Fran Rish Stadium
- Interactive map of Fran Rish Stadium
- Former names: Bomber Bowl Richland Bowl
- Location: 1350 Lee Boulevard Richland, Washington
- Owner: Richland School District # 400
- Capacity: 9,000
- Surface: Artificial turf

Construction
- Opened: 1945, 81 years ago
- Renovated: 1986, 2015, 2022

Tenants
- Richland Bombers Hanford Falcons

= Fran Rish Stadium =

Track stadium in Richland, Washington

Fran Rish Stadium is a football/track stadium in the northwest United States, located adjacent to the campus of Richland High School in Richland, Washington.

Long known as the "Bomber Bowl", it is the home field for the football teams of the city's two high schools, the Richland Bombers and the Hanford Falcons, although the Falcons have a separate track facility at their high school. Neither school uses the stadium for soccer matches (Bomber Field, Richland High's soccer field, is located near Carmichael Middle School, which is located across the street from Fran Rish stadium, on Thayer Drive, but the school's grounds carry down the back of the school all the way to Wellsian Way. Hanford's soccer team plays on their school grounds). But, on May 14, 2021 the girls “Richland Hanford” combined school Lacrosse team, established at the beginning of the 2020 pandemic, played the first non-football/track game at the stadium. Followed shortly by both Richland and Hanford boys Lacrosse.

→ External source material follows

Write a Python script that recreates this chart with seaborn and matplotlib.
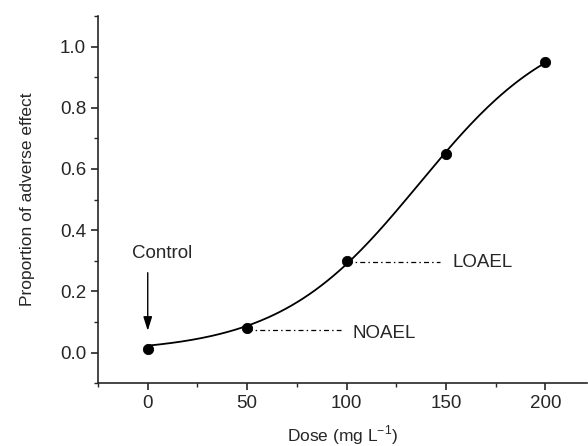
import numpy as np
import pandas as pd
import matplotlib
matplotlib.use("Agg")
import matplotlib.pyplot as plt
from matplotlib.ticker import MultipleLocator
import seaborn as sns

# dose-response data
dose = [0, 50, 100, 150, 200]
response = [0.01, 0.08, 0.30, 0.65, 0.95]

noael_dose = 50
loael_dose = 100
guide_len = 47  # length of the dash-dot guide lines, in dose units

df = pd.DataFrame({"dose": dose, "response": response})


# sigmoid fit of the points (least squares, gauss-newton)
def sigmoid(x, p):
    top, x0, k = p
    return top / (1 + np.exp(-(x - x0) / k))


x = np.array(dose, dtype=float)
y = np.array(response, dtype=float)
p = np.array([1.0, 130.0, 30.0])
for _ in range(100):
    r = y - sigmoid(x, p)
    J = np.empty((len(x), 3))
    for i in range(3):
        dp = np.zeros(3)
        dp[i] = 1e-6 * max(abs(p[i]), 1)
        J[:, i] = (sigmoid(x, p + dp) - sigmoid(x, p)) / dp[i]
    step = np.linalg.lstsq(J, r, rcond=None)[0]
    p = p + step
    if np.abs(step).max() < 1e-10:
        break

xx = np.linspace(min(dose), max(dose), 200)
fit = pd.DataFrame({"dose": xx, "response": sigmoid(xx, p)})

sns.set_style("ticks")
plt.rcParams["font.family"] = ["Liberation Sans", "DejaVu Sans"]
plt.rcParams["mathtext.fontset"] = "custom"
plt.rcParams["mathtext.rm"] = "Liberation Sans"

fig = plt.figure(figsize=(5.88, 4.46), dpi=100)
ax = fig.add_axes([0.1667, 0.141, 0.832, 0.823])

sns.lineplot(data=fit, x="dose", y="response", color="black", lw=1.3, ax=ax)
sns.scatterplot(data=df, x="dose", y="response", color="black", s=55,
                edgecolor="black", zorder=5, ax=ax)

# NOAEL / LOAEL guides
for d, lab in [(noael_dose, "NOAEL"), (loael_dose, "LOAEL")]:
    r = df.loc[df["dose"] == d, "response"].iloc[0]
    yy = r - 0.005
    ax.plot([d, d + guide_len], [yy, yy], color="black", lw=0.9,
            linestyle=(0, (4, 2.5, 1.2, 2.5)))
    ax.text(d + guide_len + 6, yy - (0.013 if lab == "NOAEL" else 0), lab,
            fontsize=13.5, va="center", ha="left")

# control arrow
ax.annotate("", xy=(dose[0], 0.062), xytext=(dose[0], 0.27),
            arrowprops=dict(arrowstyle="-|>,head_length=0.7,head_width=0.22",
                            color="black", lw=1, mutation_scale=12))
ax.text(dose[0] + 7, 0.325, "Control", fontsize=13.5, ha="center", va="center")

ax.set_xlim(-25, 221)
ax.set_ylim(-0.1, 1.1)
ax.set_xticks([0, 50, 100, 150, 200])
ax.set_yticks([0.0, 0.2, 0.4, 0.6, 0.8, 1.0])
ax.set_yticklabels(["0.0", "0.2", "0.4", "0.6", "0.8", "1.0"])
ax.xaxis.set_minor_locator(MultipleLocator(25))
ax.yaxis.set_minor_locator(MultipleLocator(0.1))
ax.tick_params(which="major", direction="out", length=5, width=1.2, labelsize=13.5)
ax.tick_params(which="minor", direction="out", length=3, width=1.0)
for s in ["left", "bottom"]:
    ax.spines[s].set_linewidth(1.2)
sns.despine(ax=ax)

ax.set_xlabel(r"Dose (mg L$^{-1}$)", fontsize=12.5, labelpad=8)
ax.set_ylabel("Proportion of adverse effect", fontsize=12.5, labelpad=18)

fig.savefig("out.png", dpi=100)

In 1982, the stadium was named after longtime RHS football and baseball coach Fran Rish (1919–2006). The field is surrounded by a ten-lane running track and has a conventional north-south alignment, at an elevation of approximately 370 ft above sea level.

The stadium was renovated in 1980, following a voter-approved bond issue; the main grandstand and press box was moved to the east sideline, and the west sideline became the visiting bleachers. The original announcer's booth became a spotter's nest, for both home and visiting teams. The stadium completed another renovation in 2015; the old bleachers and spotter's nest from 1954 on the west sideline were replaced. One aspect caused controversy – the demolition of the 'R' and 'H' letters that flanked the old bleachers in early 2014. The large concrete letters returned in August 2015.

The RHS baseball field, adjacent to the northeast, hosted minor league baseball for four summers (1983–86) as the home field of the Tri-Cities Triplets of the Class A-Short Season Northwest League. The team was sold, moved to Idaho, and became the Boise Hawks in 1987. The current NWL team for the area, the Tri-City Dust Devils, arrived in 2001 from Portland and play in Pasco at Gesa Stadium.